§ DESCRIPTION OF THE TASK: Omit all images. Write out the rest of the material exactly.

>> BEGIN

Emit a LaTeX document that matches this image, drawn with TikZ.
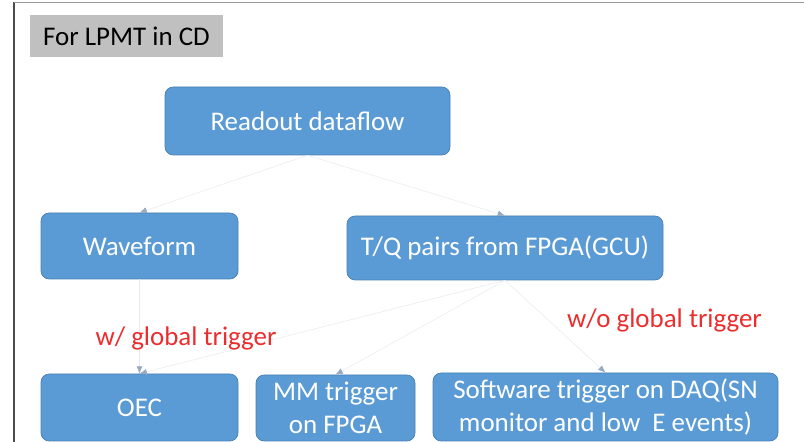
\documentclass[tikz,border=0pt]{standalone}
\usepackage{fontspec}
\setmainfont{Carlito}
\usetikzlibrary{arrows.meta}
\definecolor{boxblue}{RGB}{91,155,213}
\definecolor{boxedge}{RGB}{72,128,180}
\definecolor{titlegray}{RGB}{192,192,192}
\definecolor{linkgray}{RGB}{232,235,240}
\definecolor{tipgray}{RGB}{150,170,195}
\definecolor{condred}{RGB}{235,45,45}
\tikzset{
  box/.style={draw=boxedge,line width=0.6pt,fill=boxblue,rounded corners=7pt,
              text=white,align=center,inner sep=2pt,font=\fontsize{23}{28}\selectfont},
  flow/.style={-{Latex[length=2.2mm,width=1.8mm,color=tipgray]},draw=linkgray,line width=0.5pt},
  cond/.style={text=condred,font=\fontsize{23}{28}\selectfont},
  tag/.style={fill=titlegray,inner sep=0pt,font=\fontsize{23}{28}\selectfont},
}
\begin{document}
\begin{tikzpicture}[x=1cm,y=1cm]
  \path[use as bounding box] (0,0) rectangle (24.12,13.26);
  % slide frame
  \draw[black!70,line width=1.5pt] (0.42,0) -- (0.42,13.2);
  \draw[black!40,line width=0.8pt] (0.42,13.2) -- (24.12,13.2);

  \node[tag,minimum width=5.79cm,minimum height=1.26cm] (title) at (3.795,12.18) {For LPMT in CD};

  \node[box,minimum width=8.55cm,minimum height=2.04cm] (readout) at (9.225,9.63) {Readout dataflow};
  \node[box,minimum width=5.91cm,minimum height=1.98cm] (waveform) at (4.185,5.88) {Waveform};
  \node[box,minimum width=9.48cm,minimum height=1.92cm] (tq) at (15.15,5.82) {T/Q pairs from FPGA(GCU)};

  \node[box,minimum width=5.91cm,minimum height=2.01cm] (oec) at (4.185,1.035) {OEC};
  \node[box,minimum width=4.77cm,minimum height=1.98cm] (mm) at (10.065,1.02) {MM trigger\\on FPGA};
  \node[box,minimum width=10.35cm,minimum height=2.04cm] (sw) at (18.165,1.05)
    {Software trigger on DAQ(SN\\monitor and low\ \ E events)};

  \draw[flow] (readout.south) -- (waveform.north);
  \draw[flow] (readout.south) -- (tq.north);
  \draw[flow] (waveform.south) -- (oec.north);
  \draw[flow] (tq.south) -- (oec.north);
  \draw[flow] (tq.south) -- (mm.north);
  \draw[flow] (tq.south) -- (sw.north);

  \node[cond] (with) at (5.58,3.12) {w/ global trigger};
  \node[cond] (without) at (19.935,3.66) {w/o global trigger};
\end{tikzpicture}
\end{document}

>> END

§ OUTPUT:
Emit a LaTeX document that matches this image, drawn with TikZ.
\documentclass[tikz,border=0pt]{standalone}
\usepackage{fontspec}
\setmainfont{Carlito}
\usetikzlibrary{arrows.meta}
\definecolor{boxblue}{RGB}{91,155,213}
\definecolor{boxedge}{RGB}{72,128,180}
\definecolor{titlegray}{RGB}{192,192,192}
\definecolor{linkgray}{RGB}{232,235,240}
\definecolor{tipgray}{RGB}{150,170,195}
\definecolor{condred}{RGB}{235,45,45}
\tikzset{
  box/.style={draw=boxedge,line width=0.6pt,fill=boxblue,rounded corners=7pt,
              text=white,align=center,inner sep=2pt,font=\fontsize{23}{28}\selectfont},
  flow/.style={-{Latex[length=2.2mm,width=1.8mm,color=tipgray]},draw=linkgray,line width=0.5pt},
  cond/.style={text=condred,font=\fontsize{23}{28}\selectfont},
  tag/.style={fill=titlegray,inner sep=0pt,font=\fontsize{23}{28}\selectfont},
}
\begin{document}
\begin{tikzpicture}[x=1cm,y=1cm]
  \path[use as bounding box] (0,0) rectangle (24.12,13.26);
  % slide frame
  \draw[black!70,line width=1.5pt] (0.42,0) -- (0.42,13.2);
  \draw[black!40,line width=0.8pt] (0.42,13.2) -- (24.12,13.2);

  \node[tag,minimum width=5.79cm,minimum height=1.26cm] (title) at (3.795,12.18) {For LPMT in CD};

  \node[box,minimum width=8.55cm,minimum height=2.04cm] (readout) at (9.225,9.63) {Readout dataflow};
  \node[box,minimum width=5.91cm,minimum height=1.98cm] (waveform) at (4.185,5.88) {Waveform};
  \node[box,minimum width=9.48cm,minimum height=1.92cm] (tq) at (15.15,5.82) {T/Q pairs from FPGA(GCU)};

  \node[box,minimum width=5.91cm,minimum height=2.01cm] (oec) at (4.185,1.035) {OEC};
  \node[box,minimum width=4.77cm,minimum height=1.98cm] (mm) at (10.065,1.02) {MM trigger\\on FPGA};
  \node[box,minimum width=10.35cm,minimum height=2.04cm] (sw) at (18.165,1.05)
    {Software trigger on DAQ(SN\\monitor and low\ \ E events)};

  \draw[flow] (readout.south) -- (waveform.north);
  \draw[flow] (readout.south) -- (tq.north);
  \draw[flow] (waveform.south) -- (oec.north);
  \draw[flow] (tq.south) -- (oec.north);
  \draw[flow] (tq.south) -- (mm.north);
  \draw[flow] (tq.south) -- (sw.north);

  \node[cond] (with) at (5.58,3.12) {w/ global trigger};
  \node[cond] (without) at (19.935,3.66) {w/o global trigger};
\end{tikzpicture}
\end{document}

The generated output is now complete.